Credlin, her political style and her command and control leadership were indispensable for opposition, but unsuited for government. In office, she and Abbott were undermined from enemies within – Turnbull and others – and assailed by the love media from without. That was reprehensible and it’s now very likely the Liberal party shortly will pay the ultimate price for the treachery of 2015 and all that followed. But controlling access to Abbott so tightly isolated him from his colleagues, especially the swollen if ungrateful 2013 backbench who came to Canberra on his (and Credlin’s) efforts and who he needed to keep onside. That deteriorating relations between Abbott, his office and the Liberal party room led to the notorious empty chair challenge of February 2015, and the opportunity to change before it was too late was missed. While Turnbull and his supporters were ungrateful, treacherous and disloyal to the leader who brought them out of the wilderness after only two terms, Credlin bears a significant share of responsibility for the conditions that made Turnbull’s insurgency and coup possible.
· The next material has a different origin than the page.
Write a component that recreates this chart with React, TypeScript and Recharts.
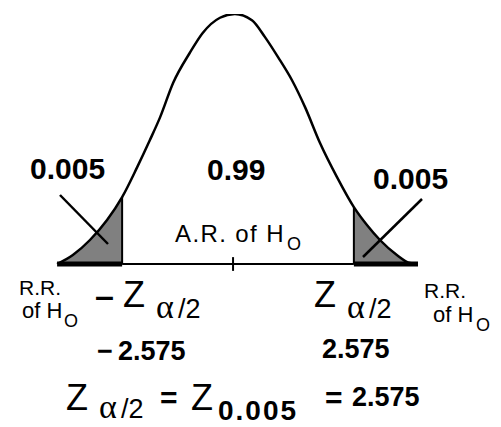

It may be history now, but Credlin was part of what went wrong with Abbott as well as what went right. While she has reinvented herself post-politics as a conservative Boadicea (something for which even opponents hold a grudging admiration of her chutzpah), if she does nominate and goes all the way her political opponents won’t let her forget that, and those surviving Coalition MPs who got offside with her in the Abbott leadership years won’t exactly make her welcome.
To her credit, however, Credlin since September 2015 has found her niche and voice. Free of political responsibility as a charismatic, no-nonsense Sky New presenter and News Corp columnist, Credlin speaks truth to power even more than she did actually working in politics. To see how formidable and talented commentator she is, just watch the YouTube video of her recent London interview with UK talk radio’s Julia Hartley-Brewer, and her masterly takedown on Brexit and the woeful state of British politics.
There she showcased the very sort of dominating personality that certain Tory MPs would want to be spanked by. Such brutally honest straight talk is as rare in Pommyland as it is in Australia, and straight talk isn’t what you get from an MP of any persuasion these days.
Like her or not, hers is the sort of dominating right-of-centre presence badly needed to counter the luvvie left who dominate Fairfax, the Guardian and the ABC: rightly or wrongly, when Credlin talks others sit up and take notice. Credlin currently has a far mightier platform than the mere Opposition backbencher bound by party discipline she would likely be if elected an MP in May would enjoy. Despite the passionate entreaties of her legion of fans, why should she give it up?
In the dark days for Australian conservative politics and ideas that almost certainly lie ahead, Credlin’s greatest value to the Liberal cause is in staying precisely where she is.
She should end the fanboy nonsense being talked about her potential candidacy and rule out nominating for Mallee (or wherever), go on speaking her mind to friend and foe alike via Sky and News, exhort the Morrison government to do its best to contest the looming election as a genuinely centre-right to an increasingly smug and complacent Labor and, if the worst happens, be ready post-election to use her platform and public profile to hold a rampant, populist and dangerously left-wing Shorten government to account.